The use of the term “food deserts” in reference to South LA shows that the LA Times does not understand or care to understand basic economics. It also does not understand the changing demography of South Central LA.
This area is increasingly Hispanic, mostly recent immigrants who are not acculturated, and less and less African-American. The Hispanic populations in the urban parts of southern California that consist of recent immigrants are serviced primarily by small ethnically oriented stores that have lots of produce in them.
In addition, the food deserts that came into southern California were a result of the Watts riots in the 60’s and the flight of the middle income black families into other areas of greater LA.
This flight took the income that could support a supermarket such as a Vons (Safeway), Ralph’s (Kroger) and Albertsons out of the area. The 1992 riots was the final coup de grace for retailers in South Central. Should a retail business feel guilty for closing a space that cannot support its operating costs, let alone delivering a profit? Of course not. Here are some facts to put things in perspective:
- Tesco (Fresh & Easy) HQ in LA is in El Segundo. Distance to Watts: 10 miles. A little bit less as the crow flies.
- The LA Times building in downtown LA. Distance to Watts about 10 miles.
- A one-way commute of 40+ miles is common in greater Los Angeles.

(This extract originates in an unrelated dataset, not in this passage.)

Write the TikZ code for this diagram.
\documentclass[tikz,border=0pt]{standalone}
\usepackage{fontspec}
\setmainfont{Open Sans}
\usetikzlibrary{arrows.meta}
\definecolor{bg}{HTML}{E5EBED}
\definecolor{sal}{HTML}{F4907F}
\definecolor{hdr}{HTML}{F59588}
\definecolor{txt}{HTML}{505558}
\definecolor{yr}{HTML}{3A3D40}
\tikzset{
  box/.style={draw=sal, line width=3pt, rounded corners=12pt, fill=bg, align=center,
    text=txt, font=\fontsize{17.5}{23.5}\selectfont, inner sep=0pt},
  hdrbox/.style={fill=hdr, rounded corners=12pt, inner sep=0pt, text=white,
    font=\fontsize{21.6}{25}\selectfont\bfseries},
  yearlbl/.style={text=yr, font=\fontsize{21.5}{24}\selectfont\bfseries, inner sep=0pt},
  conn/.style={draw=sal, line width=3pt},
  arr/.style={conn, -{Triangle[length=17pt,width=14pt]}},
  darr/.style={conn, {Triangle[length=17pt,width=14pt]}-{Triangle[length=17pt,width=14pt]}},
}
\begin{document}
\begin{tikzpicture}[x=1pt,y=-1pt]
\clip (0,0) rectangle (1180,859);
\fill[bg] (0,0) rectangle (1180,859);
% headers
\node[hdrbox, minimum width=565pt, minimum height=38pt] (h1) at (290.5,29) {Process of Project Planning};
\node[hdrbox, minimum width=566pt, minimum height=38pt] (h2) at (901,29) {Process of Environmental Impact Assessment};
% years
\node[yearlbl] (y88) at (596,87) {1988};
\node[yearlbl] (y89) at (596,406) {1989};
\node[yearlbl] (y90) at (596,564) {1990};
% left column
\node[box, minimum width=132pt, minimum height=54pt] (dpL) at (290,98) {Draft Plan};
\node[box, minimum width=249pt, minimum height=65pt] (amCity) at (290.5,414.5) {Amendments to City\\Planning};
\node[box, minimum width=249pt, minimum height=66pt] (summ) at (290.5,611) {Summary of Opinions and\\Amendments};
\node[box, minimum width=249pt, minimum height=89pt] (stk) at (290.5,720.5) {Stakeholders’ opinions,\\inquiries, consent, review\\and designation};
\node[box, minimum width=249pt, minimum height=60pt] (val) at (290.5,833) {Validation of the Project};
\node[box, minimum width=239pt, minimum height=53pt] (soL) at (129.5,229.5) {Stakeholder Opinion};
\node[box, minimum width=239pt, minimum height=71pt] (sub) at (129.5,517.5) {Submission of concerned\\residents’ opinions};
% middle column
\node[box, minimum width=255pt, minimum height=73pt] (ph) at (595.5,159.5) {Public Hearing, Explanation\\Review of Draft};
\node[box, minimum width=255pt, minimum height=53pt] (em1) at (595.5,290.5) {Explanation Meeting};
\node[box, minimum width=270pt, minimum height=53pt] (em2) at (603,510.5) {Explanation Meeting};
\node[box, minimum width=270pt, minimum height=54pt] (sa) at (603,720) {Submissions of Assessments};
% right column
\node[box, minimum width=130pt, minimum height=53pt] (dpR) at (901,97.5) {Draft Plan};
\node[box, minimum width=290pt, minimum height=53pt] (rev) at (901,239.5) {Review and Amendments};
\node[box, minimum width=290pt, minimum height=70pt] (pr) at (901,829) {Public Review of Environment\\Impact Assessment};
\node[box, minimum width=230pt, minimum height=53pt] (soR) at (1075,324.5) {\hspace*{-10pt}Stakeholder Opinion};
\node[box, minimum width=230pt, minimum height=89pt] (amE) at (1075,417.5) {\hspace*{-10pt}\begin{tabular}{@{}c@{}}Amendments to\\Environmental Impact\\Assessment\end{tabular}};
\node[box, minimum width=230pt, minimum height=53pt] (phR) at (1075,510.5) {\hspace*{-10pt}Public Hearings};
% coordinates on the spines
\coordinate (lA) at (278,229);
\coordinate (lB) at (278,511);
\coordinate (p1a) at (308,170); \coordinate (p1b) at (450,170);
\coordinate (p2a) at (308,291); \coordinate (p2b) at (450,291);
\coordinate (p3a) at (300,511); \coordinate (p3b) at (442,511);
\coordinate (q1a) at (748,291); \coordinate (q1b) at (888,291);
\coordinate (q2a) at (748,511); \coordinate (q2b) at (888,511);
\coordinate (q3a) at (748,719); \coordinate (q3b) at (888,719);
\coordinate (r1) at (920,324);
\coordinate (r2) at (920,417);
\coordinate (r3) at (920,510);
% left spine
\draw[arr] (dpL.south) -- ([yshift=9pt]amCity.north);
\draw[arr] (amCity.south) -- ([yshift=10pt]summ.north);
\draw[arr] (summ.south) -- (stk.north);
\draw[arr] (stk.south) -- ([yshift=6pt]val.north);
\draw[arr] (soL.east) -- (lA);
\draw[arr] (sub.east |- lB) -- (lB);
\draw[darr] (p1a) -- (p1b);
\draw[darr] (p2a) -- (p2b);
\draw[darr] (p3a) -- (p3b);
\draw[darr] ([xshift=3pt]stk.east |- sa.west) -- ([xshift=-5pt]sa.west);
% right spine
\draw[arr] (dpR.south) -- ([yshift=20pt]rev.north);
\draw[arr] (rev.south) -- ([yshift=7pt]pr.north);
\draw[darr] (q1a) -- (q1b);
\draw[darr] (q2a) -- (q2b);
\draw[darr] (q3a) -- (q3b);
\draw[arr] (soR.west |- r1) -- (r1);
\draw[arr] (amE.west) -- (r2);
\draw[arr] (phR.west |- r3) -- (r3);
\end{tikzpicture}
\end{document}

- Ralph’s has a store in Compton — yes, that Compton.
- Ralph’s also recently announced plans to go back in South Central LA.
- Vons has a store in Gardena — just as bad, just without the “Gangsta Rap” street cred. So does Albertsons.

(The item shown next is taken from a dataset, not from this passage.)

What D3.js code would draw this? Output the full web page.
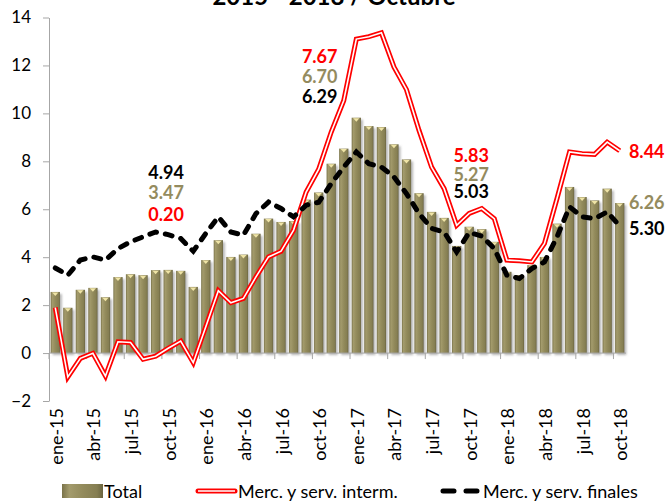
<!DOCTYPE html>
<html>
<head>
<meta charset="utf-8">
<script src="https://cdn.jsdelivr.net/npm/d3@7"></script>
<style>
    body { margin: 0; background: #fff; }
    svg { display: block; font-family: Lato, "Noto Sans", sans-serif; }
    .axis path, .axis line { stroke: #a6a6a6; }
    .axis text { fill: #000; }
</style>
</head>
<body>
<div id="view"></div>
<script>
const categories = [
    'ene-15', 'feb-15', 'mar-15', 'abr-15', 'may-15', 'jun-15', 'jul-15', 'ago-15', 'sep-15', 'oct-15', 'nov-15', 'dic-15',
    'ene-16', 'feb-16', 'mar-16', 'abr-16', 'may-16', 'jun-16', 'jul-16', 'ago-16', 'sep-16', 'oct-16', 'nov-16', 'dic-16',
    'ene-17', 'feb-17', 'mar-17', 'abr-17', 'may-17', 'jun-17', 'jul-17', 'ago-17', 'sep-17', 'oct-17', 'nov-17', 'dic-17',
    'ene-18', 'feb-18', 'mar-18', 'abr-18', 'may-18', 'jun-18', 'jul-18', 'ago-18', 'sep-18', 'oct-18'
];
const tickLabels = ['ene-15', 'abr-15', 'jul-15', 'oct-15', 'ene-16', 'abr-16', 'jul-16', 'oct-16',
    'ene-17', 'abr-17', 'jul-17', 'oct-17', 'ene-18', 'abr-18', 'jul-18', 'oct-18'];
const yTicks = [-2, 0, 2, 4, 6, 8, 10, 12, 14];

const total = [
    2.55, 1.89, 2.64, 2.72, 2.33, 3.17, 3.29, 3.25, 3.46, 3.47, 3.43, 2.76,
    3.88, 4.71, 4.01, 4.11, 4.98, 5.61, 5.47, 5.51, 6.40, 6.70, 7.90, 8.53,
    9.82, 9.47, 9.43, 8.71, 8.08, 6.67, 5.89, 5.64, 4.47, 5.27, 5.17, 4.64,
    3.39, 3.25, 3.67, 4.01, 5.40, 6.93, 6.51, 6.37, 6.86, 6.26
];
const interm = [
    1.90, -1.00, -0.22, -0.01, -0.96, 0.47, 0.44, -0.26, -0.13, 0.20, 0.50, -0.40,
    1.10, 2.60, 2.10, 2.28, 3.18, 4.01, 4.25, 5.13, 6.72, 7.67, 9.22, 10.54,
    13.10, 13.20, 13.36, 11.94, 10.99, 9.29, 7.76, 6.86, 5.33, 5.83, 6.03, 5.61,
    3.88, 3.85, 3.80, 4.57, 6.45, 8.39, 8.32, 8.29, 8.80, 8.44
];
const finales = [
    3.55, 3.25, 3.88, 4.01, 3.88, 4.36, 4.64, 4.85, 5.05, 4.94, 4.78, 4.25,
    4.99, 5.68, 5.05, 4.92, 5.82, 6.30, 6.03, 5.68, 6.17, 6.29, 7.07, 7.76,
    8.39, 7.90, 7.76, 7.35, 6.65, 5.82, 5.20, 5.05, 4.22, 5.03, 4.88, 4.36,
    3.25, 3.11, 3.53, 3.80, 4.85, 6.10, 5.68, 5.61, 5.89, 5.30
];
const seriesNames = ['Total', 'Merc. y serv. interm.', 'Merc. y serv. finales'];
const labelMonths = ['oct-15', 'oct-16', 'oct-17', 'oct-18'];

const TITLE = '2015 - 2018 / Octubre';
const RED = '#ff0000';
const OLIVE_TEXT = '#948b5e';

const width = 668;
const height = 502;
const svg = d3.select('#view').append('svg')
    .attr('width', width)
    .attr('height', height);

const defs = svg.append('defs');
const grad = defs.append('linearGradient').attr('id', 'barGrad')
    .attr('x1', '0%').attr('x2', '100%').attr('y1', '0%').attr('y2', '0%');
[[0, '#7a7349'], [0.18, '#a39b6c'], [0.5, '#938b5c'], [0.85, '#857e52'], [1, '#6a6440']].forEach(s => {
    grad.append('stop').attr('offset', s[0]).attr('stop-color', s[1]);
});
const shadow = defs.append('filter').attr('id', 'shadow')
    .attr('x', '-30%').attr('y', '-10%').attr('width', '180%').attr('height', '130%');
shadow.append('feDropShadow').attr('dx', 2).attr('dy', 2).attr('stdDeviation', 1.3)
    .attr('flood-color', '#7f7f7f').attr('flood-opacity', 0.55);

// scales
const x = d3.scaleBand().domain(categories).range([49, 626]).paddingInner(0.26).paddingOuter(0.13);
const y = d3.scaleLinear().domain([-2, 14]).range([401, 17.5]);
const cx = c => x(c) + x.bandwidth() / 2;
const step = x.step();

// title (cut off at the top, as in the original)
svg.append('text')
    .attr('x', 334).attr('y', 5)
    .attr('text-anchor', 'middle')
    .attr('font-weight', 'bold')
    .attr('font-size', 24)
    .text(TITLE);

// Y axis
svg.append('g')
    .attr('class', 'axis')
    .attr('transform', 'translate(49,0)')
    .call(d3.axisLeft(y).tickValues(yTicks).tickSize(6).tickPadding(12).tickSizeOuter(0))
    .selectAll('text').attr('font-size', 17).attr('font-family', 'Lato');

// bars
const bars = svg.append('g').attr('filter', 'url(#shadow)');
bars.selectAll('rect')
    .data(categories)
    .join('rect')
        .attr('x', c => x(c))
        .attr('y', (c, i) => y(Math.max(0, total[i])))
        .attr('width', x.bandwidth())
        .attr('height', (c, i) => Math.abs(y(total[i]) - y(0)))
        .attr('fill', 'url(#barGrad)');
svg.append('g').selectAll('path')
    .data(categories)
    .join('path')
        .attr('fill', '#efe4a6')
        .attr('d', (c, i) => {
            const x0 = x(c) + 1.5;
            const x1 = x(c) + x.bandwidth() - 1.5;
            const t = y(total[i]) + 0.5;
            return `M${x0},${t}L${x1},${t}L${(x0 + x1) / 2},${t + 3.5}Z`;
        });

// X axis line and ticks
const xAxis = svg.append('g').attr('class', 'axis');
xAxis.append('line')
    .attr('x1', x.range()[0]).attr('x2', x.range()[1])
    .attr('y1', y(0)).attr('y2', y(0));
xAxis.selectAll('line.tick')
    .data(tickLabels)
    .join('line')
        .attr('class', 'tick')
        .attr('x1', c => cx(c) - step / 2).attr('x2', c => cx(c) - step / 2)
        .attr('y1', y(0)).attr('y2', y(0) + 6);
svg.append('g').selectAll('text')
    .data(tickLabels)
    .join('text')
        .attr('transform', c => `translate(${cx(c) + 0.5},408) rotate(-90)`)
        .attr('text-anchor', 'end')
        .attr('dominant-baseline', 'central')
        .attr('font-size', 18)
        .text(c => c);

// lines
const lineGen = data => d3.line()
    .x((d, i) => cx(categories[i]))
    .y(d => y(d))(data);

svg.append('path')
    .attr('d', lineGen(interm))
    .attr('fill', 'none')
    .attr('stroke', RED)
    .attr('stroke-width', 5)
    .attr('stroke-linejoin', 'miter');
svg.append('path')
    .attr('d', lineGen(interm))
    .attr('fill', 'none')
    .attr('stroke', '#fff')
    .attr('stroke-width', 1.6);

svg.append('path')
    .attr('d', lineGen(finales))
    .attr('fill', 'none')
    .attr('stroke', '#000')
    .attr('stroke-width', 5)
    .attr('stroke-linecap', 'round')
    .attr('stroke-dasharray', '7,9');

// value labels for the Octobers
const labelLayout = [
    {dx: -2, rows: [[finales, '#000', -56], [total, OLIVE_TEXT, -36], [interm, RED, -14]], ref: 'max'},
    {dx: 1, rows: [[interm, RED, -106], [total, OLIVE_TEXT, -86], [finales, '#000', -66]], ref: 'max'},
    {dx: 2, rows: [[interm, RED, -51], [total, OLIVE_TEXT, -32], [finales, '#000', -15]], ref: 'max'},
    {dx: 27, rows: [[interm, RED, 7], [total, OLIVE_TEXT, 6], [finales, '#000', 9]], ref: 'own'}
];
const labels = svg.append('g')
    .attr('font-size', 18)
    .attr('font-weight', 'bold')
    .attr('text-anchor', 'middle');
labelMonths.forEach((m, k) => {
    const i = categories.indexOf(m);
    const lay = labelLayout[k];
    const top = Math.max(total[i], interm[i], finales[i]);
    lay.rows.forEach(r => {
        const base = lay.ref == 'max' ? y(top) : y(r[0][i]);
        labels.append('text')
            .attr('x', cx(m) + lay.dx)
            .attr('y', base + r[2])
            .attr('fill', r[1])
            .text(r[0][i].toFixed(2));
    });
});

// legend
const legend = svg.append('g').attr('font-size', 18);
const ly = 491;
legend.append('rect')
    .attr('x', 62).attr('y', ly - 7).attr('width', 41).attr('height', 14)
    .attr('fill', 'url(#barGrad)');
legend.append('text').attr('x', 104).attr('y', ly).attr('dominant-baseline', 'central').text(seriesNames[0]);
legend.append('line')
    .attr('x1', 198).attr('x2', 235).attr('y1', ly).attr('y2', ly)
    .attr('stroke', RED).attr('stroke-width', 5).attr('stroke-linecap', 'round');
legend.append('line')
    .attr('x1', 198).attr('x2', 235).attr('y1', ly).attr('y2', ly)
    .attr('stroke', '#fff').attr('stroke-width', 1.6);
legend.append('text').attr('x', 238).attr('y', ly).attr('dominant-baseline', 'central').text(seriesNames[1]);
legend.append('line')
    .attr('x1', 443).attr('x2', 477).attr('y1', ly).attr('y2', ly)
    .attr('stroke', '#000').attr('stroke-width', 5).attr('stroke-linecap', 'round')
    .attr('stroke-dasharray', '11,12');
legend.append('text').attr('x', 483).attr('y', ly).attr('dominant-baseline', 'central').text(seriesNames[2]);
</script>
</body>
</html>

- Census tracts are not the best way to measure consumer traffic, and the inherent message is that Fresh & Easy should be located next to liquor stores.

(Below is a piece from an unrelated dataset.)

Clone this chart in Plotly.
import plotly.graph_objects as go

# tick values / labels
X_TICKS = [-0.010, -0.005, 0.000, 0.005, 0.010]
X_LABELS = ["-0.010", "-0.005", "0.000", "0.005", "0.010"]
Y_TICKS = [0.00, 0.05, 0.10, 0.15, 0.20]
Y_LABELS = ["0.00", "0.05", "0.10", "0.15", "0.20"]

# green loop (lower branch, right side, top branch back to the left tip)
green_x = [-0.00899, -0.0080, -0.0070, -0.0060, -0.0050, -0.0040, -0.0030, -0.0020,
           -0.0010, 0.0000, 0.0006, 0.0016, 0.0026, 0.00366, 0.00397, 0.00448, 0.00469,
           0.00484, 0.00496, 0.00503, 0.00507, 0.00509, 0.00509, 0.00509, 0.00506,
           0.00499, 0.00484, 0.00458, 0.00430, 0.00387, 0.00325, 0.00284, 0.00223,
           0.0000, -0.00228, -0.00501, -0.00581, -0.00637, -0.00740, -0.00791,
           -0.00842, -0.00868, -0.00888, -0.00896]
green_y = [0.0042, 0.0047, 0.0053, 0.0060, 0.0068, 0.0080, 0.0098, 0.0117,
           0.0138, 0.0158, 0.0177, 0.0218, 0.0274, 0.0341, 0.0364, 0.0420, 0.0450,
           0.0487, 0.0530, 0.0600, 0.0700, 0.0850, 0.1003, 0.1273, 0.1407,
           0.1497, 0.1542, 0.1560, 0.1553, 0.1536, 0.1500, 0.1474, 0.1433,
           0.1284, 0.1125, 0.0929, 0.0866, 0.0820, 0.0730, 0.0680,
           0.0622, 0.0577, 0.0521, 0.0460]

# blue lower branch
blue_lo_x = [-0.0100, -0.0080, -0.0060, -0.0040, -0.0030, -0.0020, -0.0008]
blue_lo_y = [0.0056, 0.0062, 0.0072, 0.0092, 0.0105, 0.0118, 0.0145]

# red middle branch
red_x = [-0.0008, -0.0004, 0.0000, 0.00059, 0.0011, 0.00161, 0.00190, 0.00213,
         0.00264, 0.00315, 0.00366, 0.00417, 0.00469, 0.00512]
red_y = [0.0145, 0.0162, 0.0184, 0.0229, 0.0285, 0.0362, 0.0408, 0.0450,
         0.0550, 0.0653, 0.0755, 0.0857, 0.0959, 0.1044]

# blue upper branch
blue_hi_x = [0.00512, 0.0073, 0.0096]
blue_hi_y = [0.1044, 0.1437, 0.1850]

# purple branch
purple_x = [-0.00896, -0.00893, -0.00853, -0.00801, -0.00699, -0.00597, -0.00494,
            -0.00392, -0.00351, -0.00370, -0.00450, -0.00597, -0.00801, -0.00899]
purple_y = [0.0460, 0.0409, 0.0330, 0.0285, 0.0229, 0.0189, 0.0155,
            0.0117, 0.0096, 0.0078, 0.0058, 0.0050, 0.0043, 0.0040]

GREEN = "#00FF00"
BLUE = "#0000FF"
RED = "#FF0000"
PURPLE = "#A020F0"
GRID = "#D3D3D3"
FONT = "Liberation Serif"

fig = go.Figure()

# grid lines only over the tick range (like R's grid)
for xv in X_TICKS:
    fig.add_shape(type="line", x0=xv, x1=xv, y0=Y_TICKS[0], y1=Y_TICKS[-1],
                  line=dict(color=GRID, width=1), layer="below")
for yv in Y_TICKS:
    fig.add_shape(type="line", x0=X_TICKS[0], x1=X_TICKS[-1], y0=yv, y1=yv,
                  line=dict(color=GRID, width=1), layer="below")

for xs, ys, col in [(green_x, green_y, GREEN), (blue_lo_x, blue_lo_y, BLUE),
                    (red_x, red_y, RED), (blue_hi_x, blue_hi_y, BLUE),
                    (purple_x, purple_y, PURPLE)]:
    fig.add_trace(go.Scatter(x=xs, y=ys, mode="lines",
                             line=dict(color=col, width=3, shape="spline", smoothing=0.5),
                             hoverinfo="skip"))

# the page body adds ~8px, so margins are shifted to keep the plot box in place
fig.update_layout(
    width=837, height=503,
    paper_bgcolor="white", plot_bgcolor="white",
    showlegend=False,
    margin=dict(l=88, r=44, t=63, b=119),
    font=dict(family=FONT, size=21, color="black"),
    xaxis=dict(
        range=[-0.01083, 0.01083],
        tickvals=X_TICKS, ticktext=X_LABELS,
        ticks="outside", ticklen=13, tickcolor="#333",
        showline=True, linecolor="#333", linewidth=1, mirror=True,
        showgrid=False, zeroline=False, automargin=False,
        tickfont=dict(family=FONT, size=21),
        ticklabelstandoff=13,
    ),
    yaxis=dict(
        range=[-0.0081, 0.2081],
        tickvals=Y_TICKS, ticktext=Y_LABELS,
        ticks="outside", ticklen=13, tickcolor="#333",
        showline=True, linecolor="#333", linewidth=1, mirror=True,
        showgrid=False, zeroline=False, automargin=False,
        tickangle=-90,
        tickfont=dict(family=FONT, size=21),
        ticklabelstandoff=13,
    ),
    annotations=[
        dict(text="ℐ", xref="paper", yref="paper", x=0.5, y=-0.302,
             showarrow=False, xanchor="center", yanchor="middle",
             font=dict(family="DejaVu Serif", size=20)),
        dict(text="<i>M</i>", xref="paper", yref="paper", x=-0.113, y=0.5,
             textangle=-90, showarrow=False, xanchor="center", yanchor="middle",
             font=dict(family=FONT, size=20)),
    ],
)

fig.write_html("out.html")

- And what poverty rates are they studying against? I’m pretty sure the poverty rate for the USA is much lower than what one would consider the poverty rate for LA. $20K goes a lot further throughout the rest of the USA than LA County or even the state of California.
- And lastly Fresh & Easy is geared to a specific niche: Multiple-person households that need quick-and-easy meal solutions. Perfect sense here in LA with the commuting we do. Think single Moms and two-income families with children. Or a Trader Joe’s household with small children located in urban and suburban settings.
Let’s let Tesco get a firm footing in the Southern California market before the LA Times starts mongering its usual pabulum and accepting its musings as the gospel.
— Delos Walton
We are a big believer that every retailer should decide where it wants to put its own stores. The story here is less that Tesco is doing anything wrong by locating its stores where it thinks best than it is a lesson for all business in press relations and managing expectations.
Nobody complains that Whole Foods or Bristol Farms isn’t opening stores in the hood. If Tesco had simply said it intends to open stores everywhere there are customers willing and able to support its concept and left it at that, it would get no more heat on the issue than does Von’s or Ralph’s.
In this case, however, it was Tesco that raised the issue. As the LA Times said:
When British grocery chain Tesco announced that it would expand into Southern California with its new line of Fresh & Easy Neighborhood Markets, shoppers and local officials took heart. They were particularly excited about the company’s stated commitment to doing business in underserved neighborhoods, including South Los Angeles — where affordable, fresh groceries have been hard to come by since the 1992 riots.
We think urban supermarkets, certainly in bad areas, almost have to be left to independents. Every urban store we have personal knowledge of succeeds because it breaks the law — not in a malicious way, but doing what it has to do to stay in business.
This may mean paying “protection” money, using a garbage carrier that has been “pre-selected” for it, perhaps locking the night crew in the store for restocking so the store isn’t robbed blind — in violation of fire codes, taking shoplifters down to the basement to “teach them a lesson” so they will not come back, etc.
Few chains can do these things because you can’t write a policy that says employees will do illegal things. Yet it is hard to stay in business in these milieus if you don’t. The few exceptions are typically very large stores that can afford a fortune in security charges — typically hiring actual policeman to be on site 24 hours a day. Because of holidays, vacations and sick time, a store typically has to be able to pay the salaries of around six full time police officers — to always have one at the store!
In this case the point was two-fold:
First, Tesco needlessly raised expectations by promising to open stores in under-served areas.
Second, having asked to be evaluated by that standard, it was completely predictable that advocacy groups, labor unions, the press, government agencies, etc. would be looking to that criteria. Clever issues management of the situation required Tesco to open a store in a “food desert” early on, maybe as its first store — and bask in the reflected glory of its socially responsible nature.
Our assessment is that this is just the first of many areas in which we are likely to hear that Tesco didn’t deliver on its promises.
For example, Tesco hasn’t released any statistics, but it made a big deal that its employees will all have access to “comprehensive” health insurance. In all likelihood, this health insurance will either provide poor coverage or will be sufficiently expensive that most employees won’t buy it. After all, an employee who earns $10 an hour working 20 hours a week is only making around $800 a month — how much can that employee afford to pay for health insurance?
In all probability, for all the socially responsible talk, the percentage of employees covered by health insurance, pensions, etc., will compare very unfavorably to the employees at unionized operators such as Von’s and Ralph’s. This will all come out and Tesco will wind up looking worse than if it had never made such high falutin’ promises at all.
We appreciate the insight both of our correspondents delivered to the intricacies of the LA market.